Album Reviews, Arts & Entertainment

‘Five Easy Hot Dogs’: Mac DeMarco’s listless instrumental road trip

Mac DeMarco was trying to break out of an artistic rut, a process that led to the conception of his latest project, Five Easy Hot Dogs. The album, released on Jan. 20, follows DeMarco’s road trip after a Bay Area show in mid-January of last year. He began driving north up the California coastline, planning to stay on the road and write every day until he had completed a record. The songs were mixed in childhood bedrooms and basements of friends’ houses; each title corresponds to the city where it was written. The album tracks his journey chronologically, encapsulating DeMarco’s musical and geographical progression in an ambitious but ultimately flat way. 

While writing on the road, DeMarco explored the limits of minimalism: The record was made with only an eight-channel system, DeMarco’s guitars, a bass, a half-sawed drum kit, some mics, an old Model D portable synthesizer, and a keyboard. The sound is stripped down, lightly percussive, cohesive, and ever-shifting.
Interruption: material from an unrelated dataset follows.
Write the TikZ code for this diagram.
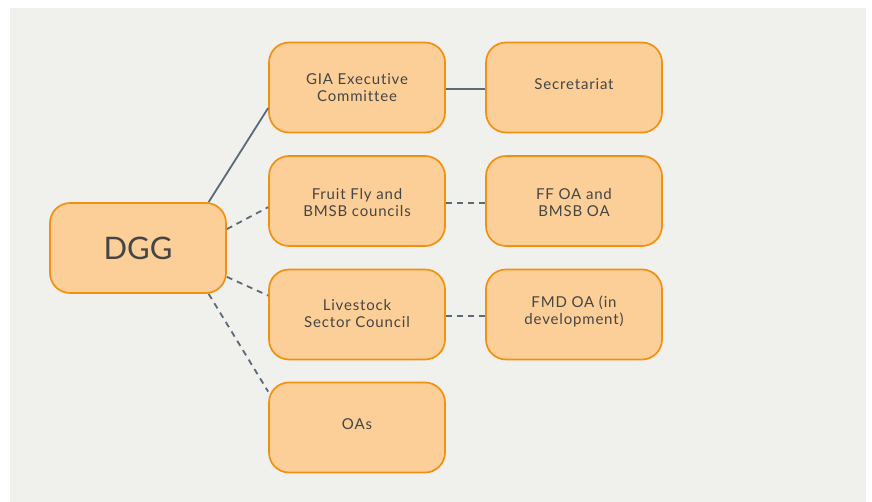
\documentclass[tikz,border=0pt]{standalone}
\usepackage{fontspec}
\setmainfont{Lato}
\newfontfamily\boxfont[LetterSpace=5.5,RawFeature={-liga;-dlig}]{Lato}
\definecolor{bgc}{HTML}{F0F0EC}
\definecolor{boxfill}{HTML}{FCCF98}
\definecolor{boxline}{HTML}{F29111}
\definecolor{linkc}{HTML}{5B6978}
\definecolor{txt}{HTML}{454545}
\newcommand{\twolines}[3]{\raisebox{#1}[\height][\depth]{\begin{tabular}{@{}c@{}}#2\\#3\end{tabular}}}
\newcommand{\oneline}[2]{\raisebox{#1}[\height][\depth]{#2}}
\tikzset{
  orgbox/.style={rectangle, rounded corners=20pt, draw=boxline, fill=boxfill,
    line width=1.7pt, minimum width=176pt, minimum height=90pt, inner sep=0pt,
    align=center, text=txt, font=\boxfont\fontsize{15}{17}\selectfont},
  bigbox/.style={orgbox, font=\rmfamily\fontsize{31}{36}\selectfont},
  solidlink/.style={draw=linkc, line width=1.8pt},
  dashlink/.style={draw=linkc, line width=1.8pt, dash pattern=on 6pt off 5pt}
}
\begin{document}
\begin{tikzpicture}[x=1pt,y=-1pt]
\useasboundingbox (0,0) rectangle (872,502);
\fill[white] (0,0) rectangle (872,502);
\fill[bgc] (10,8) rectangle (866,502);
\node[bigbox] (dgg) at (138,248) {DGG};
\node[orgbox] (gia) at (357,87.5) {\twolines{-2pt}{GIA Executive}{Committee}};
\node[orgbox] (sec) at (574,87.5) {\oneline{3pt}{Secretariat}};
\node[orgbox] (ff) at (357,201) {\twolines{-3.5pt}{Fruit Fly and}{BMSB councils}};
\node[orgbox] (ffoa) at (574,201) {\twolines{-3.5pt}{FF OA and}{BMSB OA}};
\node[orgbox] (live) at (357,314.5) {\twolines{-1pt}{Livestock}{Sector Council}};
\node[orgbox] (fmd) at (574,314.5) {\twolines{2pt}{FMD OA (in}{development)}};
\node[orgbox] (oas) at (357,427.5) {\oneline{3pt}{OAs}};
\draw[solidlink] (dgg.33.7) -- (gia.193);
\draw[dashlink] (dgg.12.5) -- (ff.184.5);
\draw[dashlink] (dgg.-18.4) -- (live.168);
\draw[dashlink] (dgg.-33.3) -- (oas.158);
\draw[solidlink] ([yshift=-1.5pt]gia.east) -- ([yshift=-1.5pt]sec.west);
\draw[dashlink] ([yshift=-2pt]ff.east) -- ([yshift=-2pt]ffoa.west);
\draw[dashlink] ([yshift=-1.5pt]live.east) -- ([yshift=-1.5pt]fmd.west);
\end{tikzpicture}
\end{document}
The album features a few standout songs, such as “Gualala,” which exhibits DeMarco’s dreamy, plucky guitar riffs and classic soft drums. It sounds like a lazy afternoon on a Californian highway: repetitive, lightly pushing forward, but nonetheless relatable. DeMarco later makes his way to the Canadian West Coast, starting in “Victoria.” A melodic xylophone line over consistent bongos and guitar perfectly mimics the town’s slow pace and hippy-ish culture. He eventually moves into “Vancouver” with a metropolitan coolness and an almost jazzy guitar and bass line that’s the most playful of all the tracks. 

The album is far from bad, but tends towards blandness. The instrumentals are simple, and the songs lack his usual compelling lyricism. His slow, repetitive arrangements mimic the album’s theme of losing yourself on an endless road trip; DeMarco succeeds in making his boredom musically palpable, but this leads to a somewhat dull album overall. This road trip was supposed to break him out of his routine, but instead is reminiscent of a bizarre, transient fugue state. Through each song, and the story of the album’s conception, he tracks a listless artistic journey north.